If you think I'm leaning hard on soggy fishing metaphors, wait until you hear Andrew Lippa's waterlogged lyrics for Big Fish, which are practically swimming with references to rivers, rods and reels. Lippa's score is pleasant, if a little juiceless, but his lyrics tend to take simple concepts and bland rhymes and pulverize them via repetition.

I've admired enough of Lippa's previous work to suspect those problems are fixable before Big Fish's Broadway debut, currently scheduled to begin performances in September.
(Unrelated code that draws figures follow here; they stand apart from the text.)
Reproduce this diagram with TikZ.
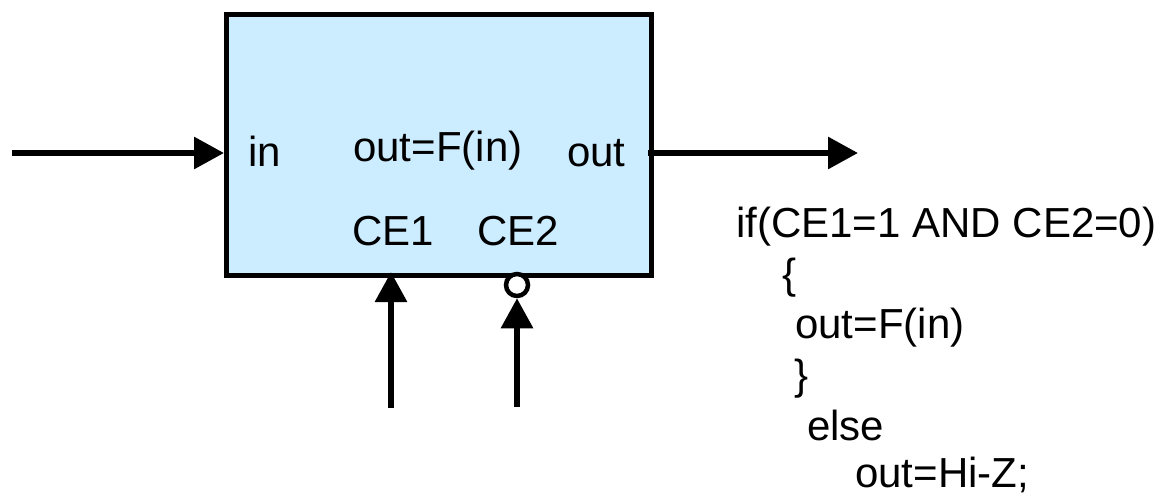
\documentclass[tikz,border=0pt]{standalone}
\usepackage{fontspec}
\setmainfont{Liberation Sans}
\usetikzlibrary{arrows.meta}
\definecolor{boxfill}{RGB}{204,236,255}
\begin{document}
\begin{tikzpicture}[x=1pt,y=-1pt,
  lbl/.style={anchor=base west,inner sep=0pt,font=\fontsize{42}{50}\selectfont},
  sig/.style={line width=6pt,-{Triangle[length=30pt,width=31pt]}},
  blockbox/.style={draw,line width=5pt,fill=boxfill,inner sep=0pt,minimum width=425pt,minimum height=261pt},
  bubble/.style={draw,circle,line width=4.5pt,fill=white,inner sep=0pt,minimum size=22pt}]
\useasboundingbox (0,0) rectangle (1164,500);
\node[blockbox] (box) at (439,145) {};
% labels in box
\node[lbl] (lin) at (248,166) {in};
\node[lbl] (lfun) at (353,161) {out=F(in)};
\node[lbl] (lout) at (567,166) {out};
\node[lbl] (lce1) at (352,245) {CE1};
\node[lbl] (lce2) at (477,245) {CE2};
% input / output
\coordinate (inStart) at (12,153);
\coordinate (outEnd) at (858,153);
\draw[sig] (inStart) -- (inStart -| box.west);
\draw[sig] ([xshift=-6pt]outEnd -| box.east) -- (outEnd);
% CE1
\coordinate (ce1Start) at (391,408);
\draw[sig] (ce1Start) -- ([yshift=6pt]ce1Start |- box.south);
% CE2 with bubble
\node[bubble] (bub) at (517,285) {};
\coordinate (ce2Start) at (517,407);
\draw[sig] (ce2Start) -- (bub.south);
% code text
\node[lbl] (c1) at (736,237) {if(CE1=1 AND CE2=0)};
\node[lbl] (c2) at (782,288) {\{};
\node[lbl] (c3) at (795,338) {out=F(in)};
\node[lbl] (c4) at (794,389) {\}};
\node[lbl] (c5) at (807,440) {else};
\node[lbl] (c6) at (855,487) {out=Hi-Z;};
\end{tikzpicture}
\end{document}
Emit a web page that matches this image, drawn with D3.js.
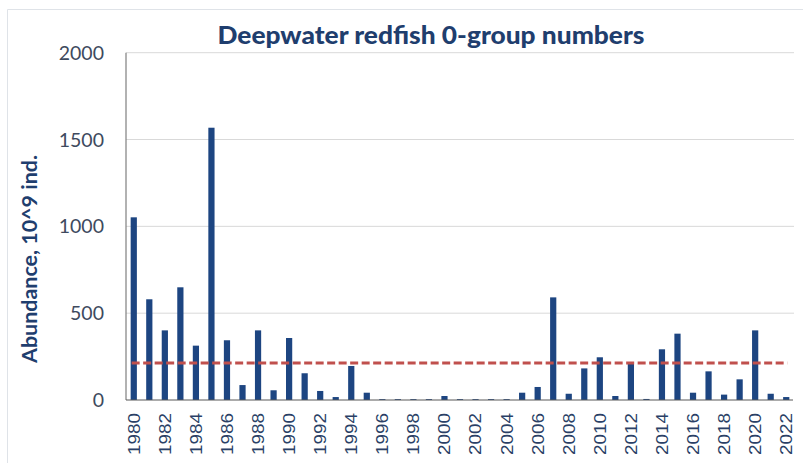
<!DOCTYPE html>
<html>
<head>
<meta charset="utf-8">
<script src="https://cdn.jsdelivr.net/npm/d3@7"></script>
<style>
  html, body { margin: 0; padding: 0; background: #fff; }
  svg { display: block; }
</style>
</head>
<body>
<svg id="chart" width="803" height="463"></svg>
<script>
const years = d3.range(1980, 2023);
const values = [1052, 580, 401, 649, 313, 1568, 344, 86, 401, 56,
                357, 154, 52, 17, 196, 42, 5, 5, 5, 5,
                23, 5, 5, 5, 5, 42, 75, 591, 36, 182,
                246, 23, 215, 6, 292, 382, 42, 165, 31, 119,
                401, 36, 17];
const meanValue = 213;
const yTicks = [0, 500, 1000, 1500, 2000];
const xTickYears = years.filter(y => y % 2 === 0);

const svg = d3.select("#chart");
const plotLeft = 126, plotRight = 794, plotTop = 52.7, plotBottom = 400;

// faint frame
svg.append("path")
  .attr("d", `M7.5,463 L7.5,9.5 L803,9.5`)
  .attr("fill", "none").attr("stroke", "#dfe3e8").attr("stroke-width", 1);

const x = d3.scaleBand().domain(years).range([plotLeft, plotRight])
  .paddingInner(0.6).paddingOuter(0.3);
const y = d3.scaleLinear().domain([0, 2000]).range([plotBottom, plotTop]);

// gridlines
svg.append("g").selectAll("line").data(yTicks.filter(d => d > 0)).join("line")
  .attr("x1", plotLeft).attr("x2", plotRight)
  .attr("y1", d => y(d)).attr("y2", d => y(d))
  .attr("stroke", "#d9d9d9").attr("stroke-width", 1);

// y tick labels
svg.append("g").selectAll("text").data(yTicks).join("text")
  .attr("x", 104).attr("y", d => y(d))
  .attr("dy", "0.36em")
  .attr("text-anchor", "end")
  .attr("font-family", "Lato, 'Open Sans', sans-serif")
  .attr("font-size", 19.5)
  .attr("fill", "#3e4a5e")
  .text(d => d);

// bars
svg.append("g").selectAll("rect").data(values).join("rect")
  .attr("x", (d, i) => x(years[i]))
  .attr("width", x.bandwidth())
  .attr("y", d => y(d))
  .attr("height", d => y(0) - y(d))
  .attr("fill", "#1d4581");

// axes lines
svg.append("line").attr("x1", plotLeft).attr("x2", plotLeft).attr("y1", plotTop).attr("y2", plotBottom)
  .attr("stroke", "#7f7f7f").attr("stroke-width", 1.2);
svg.append("line").attr("x1", plotLeft).attr("x2", plotRight - 1).attr("y1", plotBottom).attr("y2", plotBottom)
  .attr("stroke", "#595959").attr("stroke-width", 1.2);

// mean dashed line
svg.append("line")
  .attr("x1", x(years[0]) + 1).attr("x2", x(years[years.length - 1]) + x.bandwidth() - 2)
  .attr("y1", y(meanValue)).attr("y2", y(meanValue))
  .attr("stroke", "#c0504d").attr("stroke-width", 3)
  .attr("stroke-dasharray", "8,3.5");

// x tick labels
svg.append("g").selectAll("text").data(xTickYears).join("text")
  .attr("transform", d => `translate(${x(d) + x.bandwidth() / 2},413) rotate(-90)`)
  .attr("dy", "0.36em")
  .attr("text-anchor", "end")
  .attr("font-family", "'Liberation Sans', Arial, sans-serif")
  .attr("font-size", 16.5)
  .attr("fill", "#2a3f66")
  .attr("textLength", 42).attr("lengthAdjust", "spacingAndGlyphs")
  .text(d => d);

// title
svg.append("text")
  .attr("x", 431).attr("y", 44)
  .attr("text-anchor", "middle")
  .attr("font-family", "Lato, 'Open Sans', sans-serif")
  .attr("font-weight", "900")
  .attr("font-size", 25)
  .attr("fill", "#1f3e6e")
  .attr("textLength", 427).attr("lengthAdjust", "spacingAndGlyphs")
  .text("Deepwater redfish 0-group numbers");

// y axis title
svg.append("text")
  .attr("transform", "translate(37,259) rotate(-90)")
  .attr("text-anchor", "middle")
  .attr("font-family", "Lato, 'Open Sans', sans-serif")
  .attr("font-weight", "bold")
  .attr("font-size", 20)
  .attr("fill", "#1f3e6e")
  .attr("textLength", 208).attr("lengthAdjust", "spacingAndGlyphs")
  .text("Abundance, 10^9 ind.");
</script>
</body>
</html>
So, too, are the issues with the book by John August, who also adapted Daniel Wallace's 1998 novel into a screenplay for Tim Burton's 2003 film.

Onstage, August needs to better establish early-on the dynamic of resentment between storyteller Edward Bloom (Norbert Leo Butz) and son Will (Bobby Steggert). As is, the brief top-of-show snippet of young Will (alternating child actors Anthony Pierini and Zachary Unger) challenging his dad's bedtime story transitions directly into adult Will fuming at Edward for showing off at Will's wedding, misguidedly tipping the audience toward Team Edward from the get-go.

But the creators have a strong underlying plot that seems to lend itself to musicalization, if they can just slightly better differentiate Edward's fancies from Will's real world—the onstage blurring is occasionally well-justified but at other times jarring, as when Will's wife Josephine (an underused Krystal Joy Brown) seems to be conversing with the mermaid Edward conjures up.

And director-choreographer Susan Stroman (The Producers) might be able to get out of the way of the story just a bit; here her fanciful Stromagic seems a tad intrusive in places, as when a neat living-forest reveal in teenage Edward's encounter with a woodland witch stretches into a protracted, momentum-killing dance sequence.

Still, judging by audience reports from two and a half weeks of previews before the Chicago opening, the show is already greatly improved (that's what out-of-town tryouts are for, right?). It has three strong assets in its leads—loose-limbed charmer and two-time Tony winner Butz, up-and-comer Steggert and ravishing Northwestern alum Kate Baldwin (who deserves more to do as Edward's wife and Will's mother). If they spend the summer on some retooling, the Big Fish team could reel in something great this fall.